A few months ago when they proposed a show to coincide the upcoming Presidential election their mood was anything but playful, as is everything to do with the Trump presidency.
In Trump’ s self-declared era of ‘fake news’ the nuanced art of spin was replaced with narcissistic lies. Cant dictated by Rupert Murdoch and emblazoned with the idiotic catch cry, “Make America Great Again” - it begs the question, exactly when was it that America stop being great?
Cooper with his coffin and Larsen with her banners identify the two glaring issues facing the USA at this election. An inability to remedy or manage the Covid-19 pandemic and the racial and economic inequalities identified by the murder of George Floyd and Breonna Taylor that initiated the black lives matter protest movement.
Together they ask a deeper question, are we watching the self identified paragon of freedom and democracy devolve into tacit civil war?
Carlos Agamez work Dust to Dust documents his performance work of the same name. It references the biblical passage of life; from dust to dust and draws a poetic connection between the land and our passage across it.
He identifies as a migrant but is where he came from of any consequence? He is here now, in this land of many migrants where the past falls from our shoes as we walk, dust to dust.

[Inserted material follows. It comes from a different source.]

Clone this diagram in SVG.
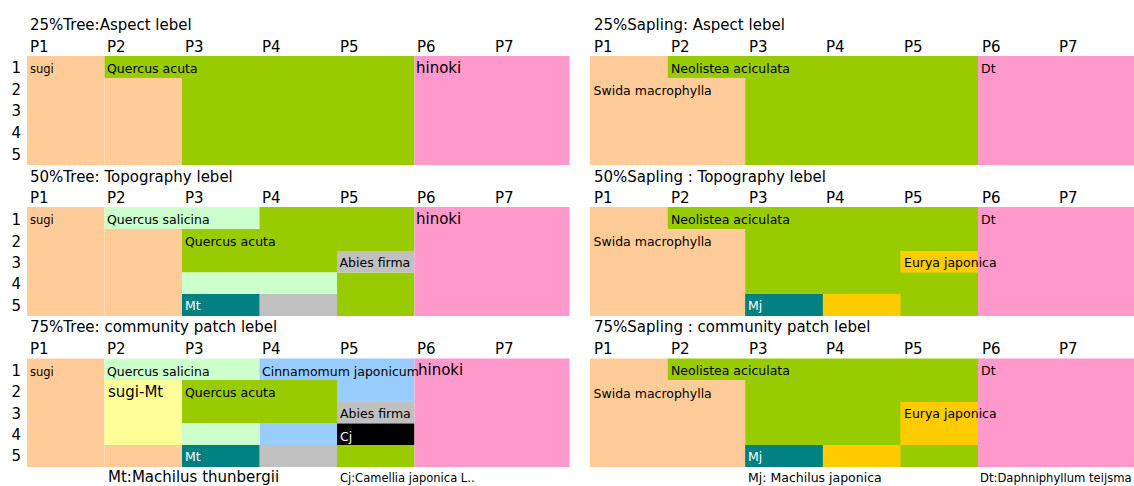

This show is Slot’s offering to NAIDOC Week. It is our observation of the indigenous idea that we can never own our land, it is that the land owns us. It is a singularly simple and profoundly alert concept that dismisses the sentimental nationalism carried here, like dust on the shoes of successive waves of migration. And it’s an idea that Carlos reflects with a quote – “This we know – the Earth does not belong to man – man belongs to the Earth. This we know… Whatever befalls the Earth – befalls the sons of the Earth.” Chief Seattle The Power of Myth, Joseph Campbell.
It’s hard to argue with Carlos’s point as the world begrudging moves to
constrain our climate changing carbon emissions. From dust to dust as we walk from here to there, the pleasure of that passage is all we ever own.